When President Obama unveils his budget Monday, it will project a $1.3 trillion deficit this year, and just under $1 trillion in 2013. It would increase spending on education, research and development, and transportation. It would also increase taxes on the wealthy and cut spending, including on defense.

Presidential budgets are almost always aspirational documents. They lay out a vision, not what the president actually thinks will happen.

"You know, every president's budget is part political statement, part policy document," says Stan Collender, a senior partner at Qorvis Communications, and a longtime federal budget guru.

"This is an election [year]; the president is facing a hostile Congress — if not very hostile Congress — in a hyper-partisan environment," Collender says. "Just like the State of the Union, that makes this year's president's budget a campaign document more than a serious proposal."

If the pre-buttals are any indication, the hostility toward this budget plan is quite fierce.

"The president likes to call his new plan, 'America Built to Last.' I would call it, 'America Drowning in Debt,'" said Wisconsin Republican Paul Ryan, the House Budget Committee chairman, at a Capitol Hill press conference last week. "It seems as if the president's doing little more than class envy and the status quo."

Ryan called it the greatest threat to the nation's health, retirement, national and economic security. He says House Republicans will outline their own budget soon, but the House GOP budget has about as good a chance of becoming reality as the president's budget — which is to say, none.

"We do not need to bring a budget to the floor this year. We already did that," said Senate Majority Leader Harry Reid. "That's what that big, long, drawn-out obstruction resulted in."

That "big, long, drawn-out" thing Reid is talking about was last summer's debt ceiling fight, which led to passage of the Budget Control Act, which lays out spending caps every year for years to come.

"For heaven's sake. We have a law, not some idea. Not some wish," Reid said. "We have a law that guides how we do our spending this year."
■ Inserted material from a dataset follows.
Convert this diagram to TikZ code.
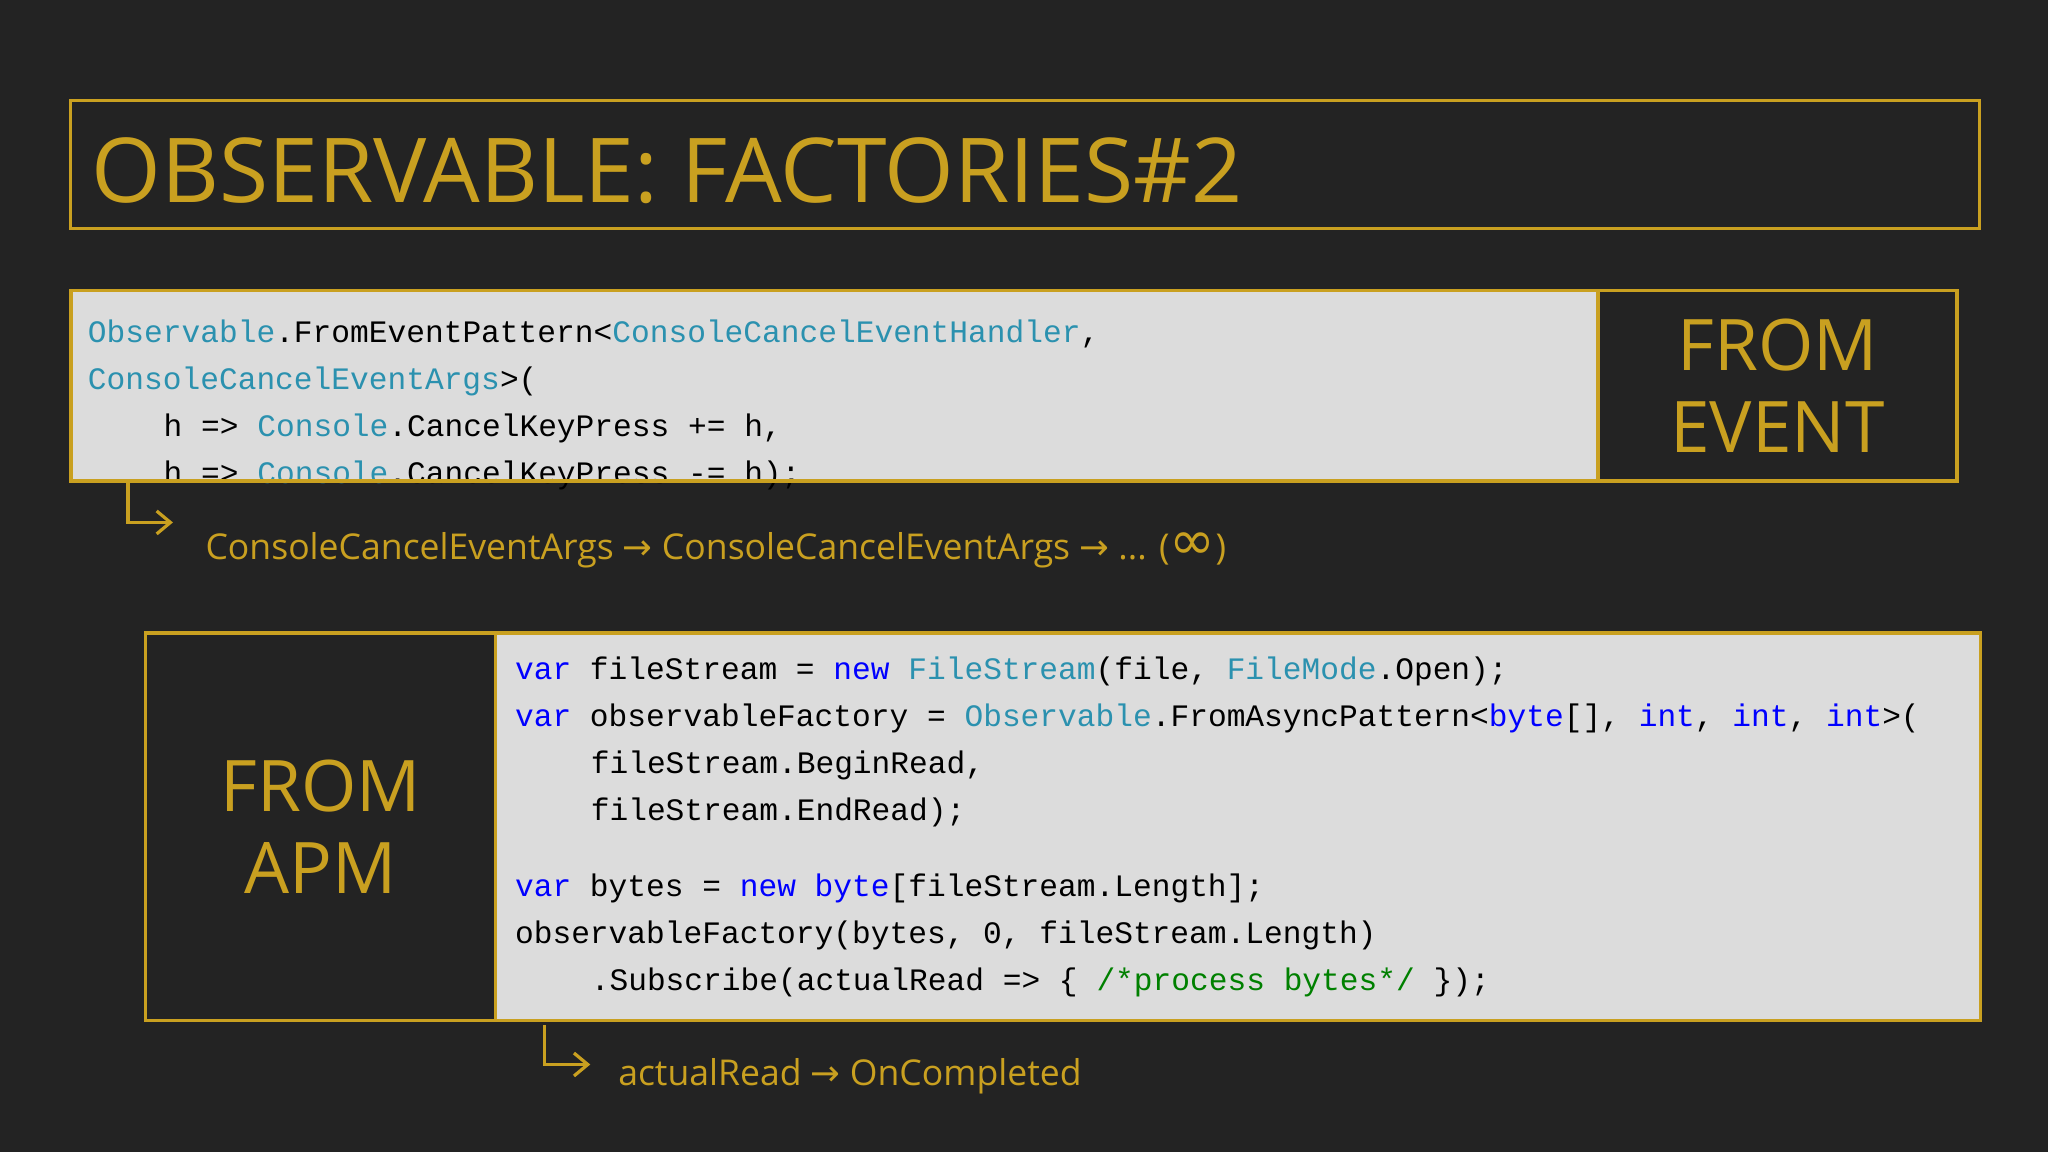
\documentclass[tikz,border=0pt]{standalone}
\usepackage{fontspec}
\setmainfont{Open Sans}
\newfontfamily\codef{Liberation Mono}
\newfontfamily\symf{DejaVu Sans}
\usetikzlibrary{arrows.meta}
\definecolor{bg}{HTML}{232323}
\definecolor{gold}{HTML}{C9A020}
\definecolor{codebg}{HTML}{DCDCDC}
\definecolor{tyc}{HTML}{2B91AF}
\definecolor{kwc}{HTML}{0000FF}
\definecolor{cmc}{HTML}{008000}
\newcommand{\ty}[1]{\textcolor{tyc}{#1}}
\newcommand{\kw}[1]{\textcolor{kwc}{#1}}
\newcommand{\cm}[1]{\textcolor{cmc}{#1}}
\tikzset{
 codeline/.style={anchor=west,inner sep=0pt,font=\codef\fontsize{13.6pt}{16pt}\selectfont,text=black},
 bigl/.style={text=gold,font=\fontsize{31pt}{36pt}\selectfont,align=center,inner sep=0pt},
 note/.style={anchor=west,inner sep=0pt,text=gold,font=\fontsize{15.5pt}{18pt}\selectfont},
 goldbox/.style={draw=gold,line width=1.6pt},
 elbow/.style={draw=gold,line width=1.4pt,-{Straight Barb[length=6pt,width=10pt]}}
}
\begin{document}
\begin{tikzpicture}[x=0.02cm,y=-0.02cm]
\fill[bg] (0,0) rectangle (1568,882);
\useasboundingbox (0,0) rectangle (1568,882);
% title
\node[draw=gold,line width=1pt,minimum width=29.24cm,minimum height=1.96cm,anchor=north west,inner sep=0pt] (titlebox) at (53,76) {};
\node[anchor=west,inner sep=0pt,text=gold,font=\fontsize{39pt}{44pt}\selectfont] (title) at (70,131) {OBSERVABLE: FACTORIES\#2};
% box 1
\fill[codebg] (53,221) rectangle (1222,367);
\node[codeline] (l1) at (67,256) {\ty{Observable}.FromEventPattern<\ty{ConsoleCancelEventHandler},};
\node[codeline] (l2) at (67,292) {\ty{ConsoleCancelEventArgs}>(};
\node[codeline] (l3) at (125,328) {h => \ty{Console}.CancelKeyPress += h,};
\node[codeline] (l4) at (125,364) {h => \ty{Console}.CancelKeyPress -= h);};
\node[goldbox,anchor=north west,minimum width=23.38cm,minimum height=2.92cm,inner sep=0pt] (code1) at (53,221) {};
\node[goldbox,anchor=north west,minimum width=5.5cm,minimum height=2.92cm,inner sep=0pt] (ev) at (1222,221) {};
\node[bigl] (evt) at (ev.center) {FROM\\EVENT};
\coordinate (a1s) at (98,370);
\coordinate (a1c) at (98,400);
\node[note] (n1) at (157,421) {ConsoleCancelEventArgs {\symf →} ConsoleCancelEventArgs {\symf →} ... ({\symf\fontsize{24pt}{24pt}\selectfont ∞})};
\draw[elbow] (a1s) -- (a1c) -- ([xshift=-14pt]n1.west |- a1c);
% box 2
\fill[codebg] (378,483) rectangle (1515,780);
\node[codeline] (m1) at (394,514) {\kw{var} fileStream = \kw{new} \ty{FileStream}(file, \ty{FileMode}.Open);};
\node[codeline] (m2) at (394,550) {\kw{var} observableFactory = \ty{Observable}.FromAsyncPattern<\kw{byte}[], \kw{int}, \kw{int}, \kw{int}>(};
\node[codeline] (m3) at (452,586) {fileStream.BeginRead,};
\node[codeline] (m4) at (452,622) {fileStream.EndRead);};
\node[codeline] (m5) at (394,680) {\kw{var} bytes = \kw{new} \kw{byte}[fileStream.Length];};
\node[codeline] (m6) at (394,716) {observableFactory(bytes, 0, fileStream.Length)};
\node[codeline] (m7) at (452,752) {.Subscribe(actualRead => \{ \cm{/*process bytes*/} \});};
\node[goldbox,anchor=north west,minimum width=22.74cm,minimum height=5.94cm,inner sep=0pt] (code2) at (378,483) {};
\node[goldbox,anchor=north west,minimum width=5.36cm,minimum height=5.94cm,inner sep=0pt] (apm) at (110,483) {};
\node[bigl] (apmt) at (apm.center) {FROM\\APM};
\coordinate (a2s) at (417,785);
\coordinate (a2c) at (417,815);
\node[note] (n2) at (473,824) {actualRead {\symf →} OnCompleted};
\draw[elbow] (a2s) -- (a2c) -- ([xshift=-12pt]n2.west |- a2c);
\end{tikzpicture}
\end{document}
There's one more thing that puts next year's budget closer to fantasy than reality, says Scott Lilly at the Center for American Progress. There's another $1.2 trillion in automatic spending cuts set to start Jan. 1 as part of the Budget Control Act, unless Congress moves to change it.

"This is the starting point for a very big fight over priorities and very substantial reductions in spending," Lilly says.

It's a fight many say will not be resolved before November's election.